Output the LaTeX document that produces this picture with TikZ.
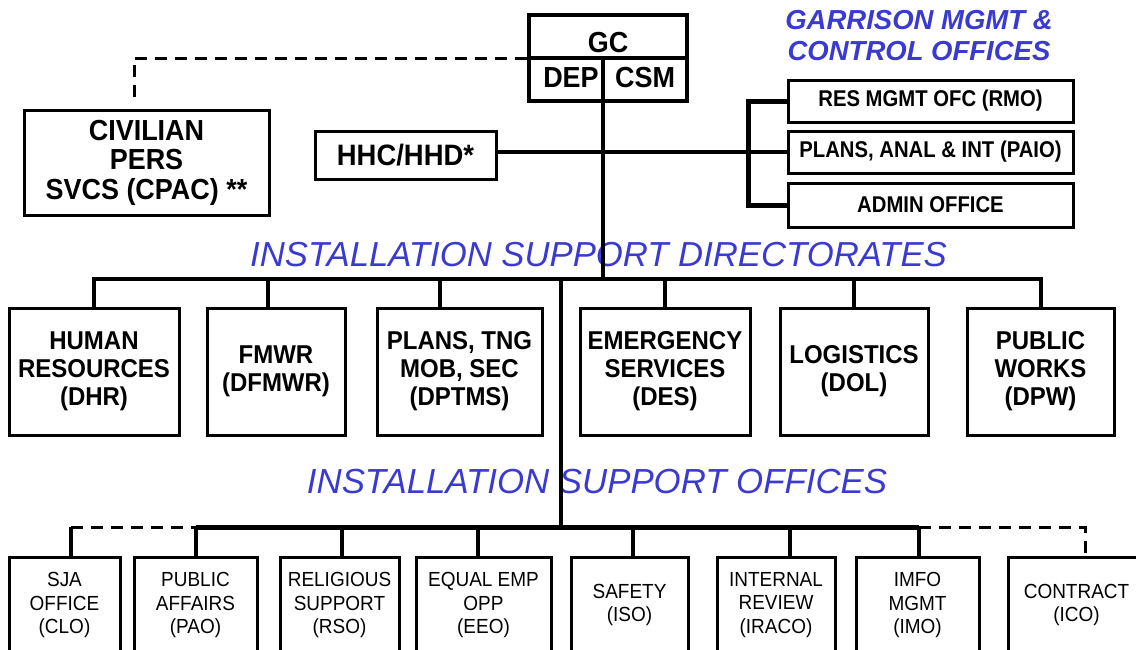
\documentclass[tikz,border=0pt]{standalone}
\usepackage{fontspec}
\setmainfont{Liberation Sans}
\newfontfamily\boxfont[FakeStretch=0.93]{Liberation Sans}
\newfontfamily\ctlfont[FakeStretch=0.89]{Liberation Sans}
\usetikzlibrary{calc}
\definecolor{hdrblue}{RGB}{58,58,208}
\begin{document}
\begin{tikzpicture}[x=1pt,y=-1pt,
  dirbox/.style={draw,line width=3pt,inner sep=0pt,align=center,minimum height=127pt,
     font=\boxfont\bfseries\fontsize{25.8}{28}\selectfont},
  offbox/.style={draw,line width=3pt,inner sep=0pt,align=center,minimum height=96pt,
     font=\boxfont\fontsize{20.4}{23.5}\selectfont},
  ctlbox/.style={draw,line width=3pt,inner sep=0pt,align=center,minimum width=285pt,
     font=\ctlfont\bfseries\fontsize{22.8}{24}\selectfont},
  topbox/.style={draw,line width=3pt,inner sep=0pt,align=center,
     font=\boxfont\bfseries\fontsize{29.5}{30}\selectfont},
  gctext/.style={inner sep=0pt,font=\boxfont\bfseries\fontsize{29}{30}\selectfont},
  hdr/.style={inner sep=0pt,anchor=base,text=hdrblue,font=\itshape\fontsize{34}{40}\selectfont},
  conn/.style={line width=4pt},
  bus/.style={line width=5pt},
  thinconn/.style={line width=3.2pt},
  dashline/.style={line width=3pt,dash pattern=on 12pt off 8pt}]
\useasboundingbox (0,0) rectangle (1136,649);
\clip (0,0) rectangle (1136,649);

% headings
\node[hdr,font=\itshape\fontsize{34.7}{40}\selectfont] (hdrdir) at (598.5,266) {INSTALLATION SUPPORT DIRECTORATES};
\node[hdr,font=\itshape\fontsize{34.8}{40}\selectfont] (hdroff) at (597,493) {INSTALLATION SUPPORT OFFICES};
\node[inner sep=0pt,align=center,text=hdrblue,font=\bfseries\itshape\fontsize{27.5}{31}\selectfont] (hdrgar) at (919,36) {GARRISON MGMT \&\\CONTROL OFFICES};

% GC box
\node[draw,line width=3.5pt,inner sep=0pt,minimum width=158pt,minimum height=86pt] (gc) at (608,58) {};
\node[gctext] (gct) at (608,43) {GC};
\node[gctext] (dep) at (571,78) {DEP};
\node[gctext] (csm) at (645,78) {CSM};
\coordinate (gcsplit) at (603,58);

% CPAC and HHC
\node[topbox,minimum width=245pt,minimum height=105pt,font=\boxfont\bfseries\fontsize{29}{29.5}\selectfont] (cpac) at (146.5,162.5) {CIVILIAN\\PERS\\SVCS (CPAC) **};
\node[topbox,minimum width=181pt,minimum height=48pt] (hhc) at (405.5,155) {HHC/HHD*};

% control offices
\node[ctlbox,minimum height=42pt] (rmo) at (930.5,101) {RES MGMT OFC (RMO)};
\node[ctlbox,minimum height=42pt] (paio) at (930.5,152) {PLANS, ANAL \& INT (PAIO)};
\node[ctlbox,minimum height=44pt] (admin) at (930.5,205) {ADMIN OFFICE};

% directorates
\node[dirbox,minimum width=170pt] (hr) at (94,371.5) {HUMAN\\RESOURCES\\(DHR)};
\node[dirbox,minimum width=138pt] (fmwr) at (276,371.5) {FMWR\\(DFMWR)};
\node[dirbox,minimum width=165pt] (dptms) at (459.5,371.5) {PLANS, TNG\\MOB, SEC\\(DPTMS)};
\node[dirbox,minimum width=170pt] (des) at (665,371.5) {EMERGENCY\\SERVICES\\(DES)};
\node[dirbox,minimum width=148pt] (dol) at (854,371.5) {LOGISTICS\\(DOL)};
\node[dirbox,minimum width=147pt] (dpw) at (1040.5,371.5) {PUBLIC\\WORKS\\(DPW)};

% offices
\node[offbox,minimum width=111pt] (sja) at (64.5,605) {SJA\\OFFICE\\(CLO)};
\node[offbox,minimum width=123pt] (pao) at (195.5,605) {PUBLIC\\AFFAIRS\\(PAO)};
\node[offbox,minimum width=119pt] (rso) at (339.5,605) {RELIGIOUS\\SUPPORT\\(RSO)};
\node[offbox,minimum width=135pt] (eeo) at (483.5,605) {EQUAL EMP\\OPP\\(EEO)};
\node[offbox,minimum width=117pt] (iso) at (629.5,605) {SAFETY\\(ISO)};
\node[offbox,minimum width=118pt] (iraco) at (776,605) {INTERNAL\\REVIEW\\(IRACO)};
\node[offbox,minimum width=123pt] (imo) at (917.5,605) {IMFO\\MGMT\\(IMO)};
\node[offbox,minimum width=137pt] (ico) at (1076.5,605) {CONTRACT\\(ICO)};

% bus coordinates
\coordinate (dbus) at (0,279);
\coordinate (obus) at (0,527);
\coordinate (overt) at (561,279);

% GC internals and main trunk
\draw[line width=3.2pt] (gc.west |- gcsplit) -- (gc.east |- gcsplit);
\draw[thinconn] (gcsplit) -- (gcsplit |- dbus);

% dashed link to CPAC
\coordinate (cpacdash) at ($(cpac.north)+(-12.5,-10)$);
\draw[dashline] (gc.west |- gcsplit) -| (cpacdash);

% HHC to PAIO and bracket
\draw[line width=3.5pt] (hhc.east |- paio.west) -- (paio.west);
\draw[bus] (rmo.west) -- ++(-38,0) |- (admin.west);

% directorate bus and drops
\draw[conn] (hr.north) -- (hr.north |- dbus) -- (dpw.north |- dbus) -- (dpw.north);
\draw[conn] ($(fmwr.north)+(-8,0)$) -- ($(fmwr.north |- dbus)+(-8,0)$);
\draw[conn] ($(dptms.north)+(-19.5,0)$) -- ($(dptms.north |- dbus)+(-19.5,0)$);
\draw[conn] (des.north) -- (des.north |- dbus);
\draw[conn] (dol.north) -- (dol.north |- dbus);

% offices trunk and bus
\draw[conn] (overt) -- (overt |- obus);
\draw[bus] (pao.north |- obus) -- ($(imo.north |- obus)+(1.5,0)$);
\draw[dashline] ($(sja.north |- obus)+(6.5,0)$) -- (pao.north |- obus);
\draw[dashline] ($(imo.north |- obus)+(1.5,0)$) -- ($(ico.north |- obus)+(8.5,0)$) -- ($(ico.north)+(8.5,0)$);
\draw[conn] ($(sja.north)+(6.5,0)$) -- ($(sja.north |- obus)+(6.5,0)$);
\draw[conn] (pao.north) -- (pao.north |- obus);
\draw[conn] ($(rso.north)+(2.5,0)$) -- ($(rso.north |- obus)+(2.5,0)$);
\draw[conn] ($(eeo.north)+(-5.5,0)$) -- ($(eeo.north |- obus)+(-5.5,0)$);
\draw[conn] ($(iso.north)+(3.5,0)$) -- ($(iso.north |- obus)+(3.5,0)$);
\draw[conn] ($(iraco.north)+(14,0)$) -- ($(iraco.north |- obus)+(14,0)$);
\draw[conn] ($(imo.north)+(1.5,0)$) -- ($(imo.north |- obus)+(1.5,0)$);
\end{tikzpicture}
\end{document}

_Stated problem:_ Working from the material above, transcribe it exactly while omitting pictures.

_Answer in full:_
Output the LaTeX document that produces this picture with TikZ.
\documentclass[tikz,border=0pt]{standalone}
\usepackage{fontspec}
\setmainfont{Liberation Sans}
\newfontfamily\boxfont[FakeStretch=0.93]{Liberation Sans}
\newfontfamily\ctlfont[FakeStretch=0.89]{Liberation Sans}
\usetikzlibrary{calc}
\definecolor{hdrblue}{RGB}{58,58,208}
\begin{document}
\begin{tikzpicture}[x=1pt,y=-1pt,
  dirbox/.style={draw,line width=3pt,inner sep=0pt,align=center,minimum height=127pt,
     font=\boxfont\bfseries\fontsize{25.8}{28}\selectfont},
  offbox/.style={draw,line width=3pt,inner sep=0pt,align=center,minimum height=96pt,
     font=\boxfont\fontsize{20.4}{23.5}\selectfont},
  ctlbox/.style={draw,line width=3pt,inner sep=0pt,align=center,minimum width=285pt,
     font=\ctlfont\bfseries\fontsize{22.8}{24}\selectfont},
  topbox/.style={draw,line width=3pt,inner sep=0pt,align=center,
     font=\boxfont\bfseries\fontsize{29.5}{30}\selectfont},
  gctext/.style={inner sep=0pt,font=\boxfont\bfseries\fontsize{29}{30}\selectfont},
  hdr/.style={inner sep=0pt,anchor=base,text=hdrblue,font=\itshape\fontsize{34}{40}\selectfont},
  conn/.style={line width=4pt},
  bus/.style={line width=5pt},
  thinconn/.style={line width=3.2pt},
  dashline/.style={line width=3pt,dash pattern=on 12pt off 8pt}]
\useasboundingbox (0,0) rectangle (1136,649);
\clip (0,0) rectangle (1136,649);

% headings
\node[hdr,font=\itshape\fontsize{34.7}{40}\selectfont] (hdrdir) at (598.5,266) {INSTALLATION SUPPORT DIRECTORATES};
\node[hdr,font=\itshape\fontsize{34.8}{40}\selectfont] (hdroff) at (597,493) {INSTALLATION SUPPORT OFFICES};
\node[inner sep=0pt,align=center,text=hdrblue,font=\bfseries\itshape\fontsize{27.5}{31}\selectfont] (hdrgar) at (919,36) {GARRISON MGMT \&\\CONTROL OFFICES};

% GC box
\node[draw,line width=3.5pt,inner sep=0pt,minimum width=158pt,minimum height=86pt] (gc) at (608,58) {};
\node[gctext] (gct) at (608,43) {GC};
\node[gctext] (dep) at (571,78) {DEP};
\node[gctext] (csm) at (645,78) {CSM};
\coordinate (gcsplit) at (603,58);

% CPAC and HHC
\node[topbox,minimum width=245pt,minimum height=105pt,font=\boxfont\bfseries\fontsize{29}{29.5}\selectfont] (cpac) at (146.5,162.5) {CIVILIAN\\PERS\\SVCS (CPAC) **};
\node[topbox,minimum width=181pt,minimum height=48pt] (hhc) at (405.5,155) {HHC/HHD*};

% control offices
\node[ctlbox,minimum height=42pt] (rmo) at (930.5,101) {RES MGMT OFC (RMO)};
\node[ctlbox,minimum height=42pt] (paio) at (930.5,152) {PLANS, ANAL \& INT (PAIO)};
\node[ctlbox,minimum height=44pt] (admin) at (930.5,205) {ADMIN OFFICE};

% directorates
\node[dirbox,minimum width=170pt] (hr) at (94,371.5) {HUMAN\\RESOURCES\\(DHR)};
\node[dirbox,minimum width=138pt] (fmwr) at (276,371.5) {FMWR\\(DFMWR)};
\node[dirbox,minimum width=165pt] (dptms) at (459.5,371.5) {PLANS, TNG\\MOB, SEC\\(DPTMS)};
\node[dirbox,minimum width=170pt] (des) at (665,371.5) {EMERGENCY\\SERVICES\\(DES)};
\node[dirbox,minimum width=148pt] (dol) at (854,371.5) {LOGISTICS\\(DOL)};
\node[dirbox,minimum width=147pt] (dpw) at (1040.5,371.5) {PUBLIC\\WORKS\\(DPW)};

% offices
\node[offbox,minimum width=111pt] (sja) at (64.5,605) {SJA\\OFFICE\\(CLO)};
\node[offbox,minimum width=123pt] (pao) at (195.5,605) {PUBLIC\\AFFAIRS\\(PAO)};
\node[offbox,minimum width=119pt] (rso) at (339.5,605) {RELIGIOUS\\SUPPORT\\(RSO)};
\node[offbox,minimum width=135pt] (eeo) at (483.5,605) {EQUAL EMP\\OPP\\(EEO)};
\node[offbox,minimum width=117pt] (iso) at (629.5,605) {SAFETY\\(ISO)};
\node[offbox,minimum width=118pt] (iraco) at (776,605) {INTERNAL\\REVIEW\\(IRACO)};
\node[offbox,minimum width=123pt] (imo) at (917.5,605) {IMFO\\MGMT\\(IMO)};
\node[offbox,minimum width=137pt] (ico) at (1076.5,605) {CONTRACT\\(ICO)};

% bus coordinates
\coordinate (dbus) at (0,279);
\coordinate (obus) at (0,527);
\coordinate (overt) at (561,279);

% GC internals and main trunk
\draw[line width=3.2pt] (gc.west |- gcsplit) -- (gc.east |- gcsplit);
\draw[thinconn] (gcsplit) -- (gcsplit |- dbus);

% dashed link to CPAC
\coordinate (cpacdash) at ($(cpac.north)+(-12.5,-10)$);
\draw[dashline] (gc.west |- gcsplit) -| (cpacdash);

% HHC to PAIO and bracket
\draw[line width=3.5pt] (hhc.east |- paio.west) -- (paio.west);
\draw[bus] (rmo.west) -- ++(-38,0) |- (admin.west);

% directorate bus and drops
\draw[conn] (hr.north) -- (hr.north |- dbus) -- (dpw.north |- dbus) -- (dpw.north);
\draw[conn] ($(fmwr.north)+(-8,0)$) -- ($(fmwr.north |- dbus)+(-8,0)$);
\draw[conn] ($(dptms.north)+(-19.5,0)$) -- ($(dptms.north |- dbus)+(-19.5,0)$);
\draw[conn] (des.north) -- (des.north |- dbus);
\draw[conn] (dol.north) -- (dol.north |- dbus);

% offices trunk and bus
\draw[conn] (overt) -- (overt |- obus);
\draw[bus] (pao.north |- obus) -- ($(imo.north |- obus)+(1.5,0)$);
\draw[dashline] ($(sja.north |- obus)+(6.5,0)$) -- (pao.north |- obus);
\draw[dashline] ($(imo.north |- obus)+(1.5,0)$) -- ($(ico.north |- obus)+(8.5,0)$) -- ($(ico.north)+(8.5,0)$);
\draw[conn] ($(sja.north)+(6.5,0)$) -- ($(sja.north |- obus)+(6.5,0)$);
\draw[conn] (pao.north) -- (pao.north |- obus);
\draw[conn] ($(rso.north)+(2.5,0)$) -- ($(rso.north |- obus)+(2.5,0)$);
\draw[conn] ($(eeo.north)+(-5.5,0)$) -- ($(eeo.north |- obus)+(-5.5,0)$);
\draw[conn] ($(iso.north)+(3.5,0)$) -- ($(iso.north |- obus)+(3.5,0)$);
\draw[conn] ($(iraco.north)+(14,0)$) -- ($(iraco.north |- obus)+(14,0)$);
\draw[conn] ($(imo.north)+(1.5,0)$) -- ($(imo.north |- obus)+(1.5,0)$);
\end{tikzpicture}
\end{document}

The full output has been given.